Exercise goal> Repeat everything from the first line of the listing below through the line that contains "plt.rcParams['font.family'] = ['Liberation", exactly. Leave out pictures.

* start *

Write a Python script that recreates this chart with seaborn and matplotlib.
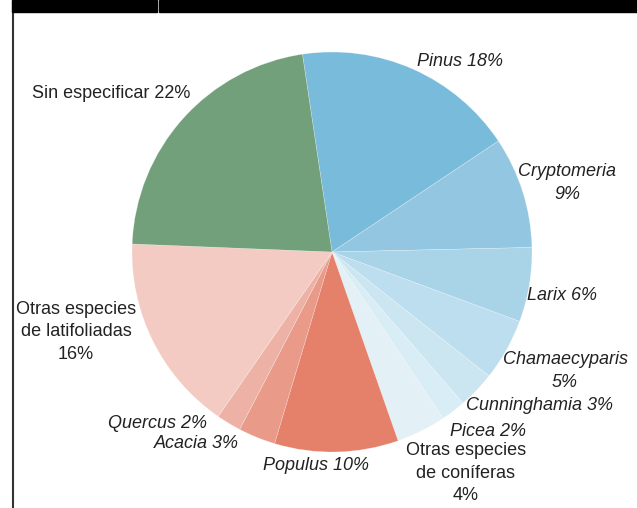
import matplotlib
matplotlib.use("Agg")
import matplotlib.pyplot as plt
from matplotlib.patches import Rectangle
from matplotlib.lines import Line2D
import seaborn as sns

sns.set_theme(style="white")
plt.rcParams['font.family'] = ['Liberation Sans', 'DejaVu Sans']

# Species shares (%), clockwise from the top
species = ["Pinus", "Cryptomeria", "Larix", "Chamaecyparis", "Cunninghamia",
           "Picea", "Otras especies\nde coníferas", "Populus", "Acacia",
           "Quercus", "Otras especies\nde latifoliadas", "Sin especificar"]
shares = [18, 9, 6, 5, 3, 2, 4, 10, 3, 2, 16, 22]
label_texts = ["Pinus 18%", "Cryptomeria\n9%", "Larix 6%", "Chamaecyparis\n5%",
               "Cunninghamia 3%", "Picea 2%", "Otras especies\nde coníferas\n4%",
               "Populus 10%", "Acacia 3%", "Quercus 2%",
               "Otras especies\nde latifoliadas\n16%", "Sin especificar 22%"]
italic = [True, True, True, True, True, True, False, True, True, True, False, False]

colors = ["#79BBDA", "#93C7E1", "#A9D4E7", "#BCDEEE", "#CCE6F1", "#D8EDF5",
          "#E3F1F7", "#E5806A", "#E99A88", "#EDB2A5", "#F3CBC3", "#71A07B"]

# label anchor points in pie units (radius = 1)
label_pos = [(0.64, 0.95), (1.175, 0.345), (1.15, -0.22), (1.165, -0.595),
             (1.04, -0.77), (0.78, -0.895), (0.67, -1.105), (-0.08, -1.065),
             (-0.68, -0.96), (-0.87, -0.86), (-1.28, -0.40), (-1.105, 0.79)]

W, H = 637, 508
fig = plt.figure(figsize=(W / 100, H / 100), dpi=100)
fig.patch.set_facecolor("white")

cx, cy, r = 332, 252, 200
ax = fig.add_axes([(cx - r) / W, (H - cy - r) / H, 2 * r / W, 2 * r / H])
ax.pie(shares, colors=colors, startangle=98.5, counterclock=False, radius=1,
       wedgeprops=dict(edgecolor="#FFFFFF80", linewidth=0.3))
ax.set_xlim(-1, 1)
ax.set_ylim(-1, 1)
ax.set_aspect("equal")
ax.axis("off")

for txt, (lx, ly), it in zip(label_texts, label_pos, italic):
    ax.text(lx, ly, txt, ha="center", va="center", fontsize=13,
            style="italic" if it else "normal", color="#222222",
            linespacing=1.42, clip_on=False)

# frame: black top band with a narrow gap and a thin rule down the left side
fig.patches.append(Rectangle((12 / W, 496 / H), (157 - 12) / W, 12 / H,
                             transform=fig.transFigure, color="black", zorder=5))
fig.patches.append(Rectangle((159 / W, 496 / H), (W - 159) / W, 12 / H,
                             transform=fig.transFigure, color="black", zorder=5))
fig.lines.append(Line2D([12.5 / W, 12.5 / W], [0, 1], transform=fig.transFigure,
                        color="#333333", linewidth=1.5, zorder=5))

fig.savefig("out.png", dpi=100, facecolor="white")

* end *

Reply to the task>
Write a Python script that recreates this chart with seaborn and matplotlib.
import matplotlib
matplotlib.use("Agg")
import matplotlib.pyplot as plt
from matplotlib.patches import Rectangle
from matplotlib.lines import Line2D
import seaborn as sns

sns.set_theme(style="white")
plt.rcParams['font.family'] = ['Liberation Sans', 'DejaVu Sans']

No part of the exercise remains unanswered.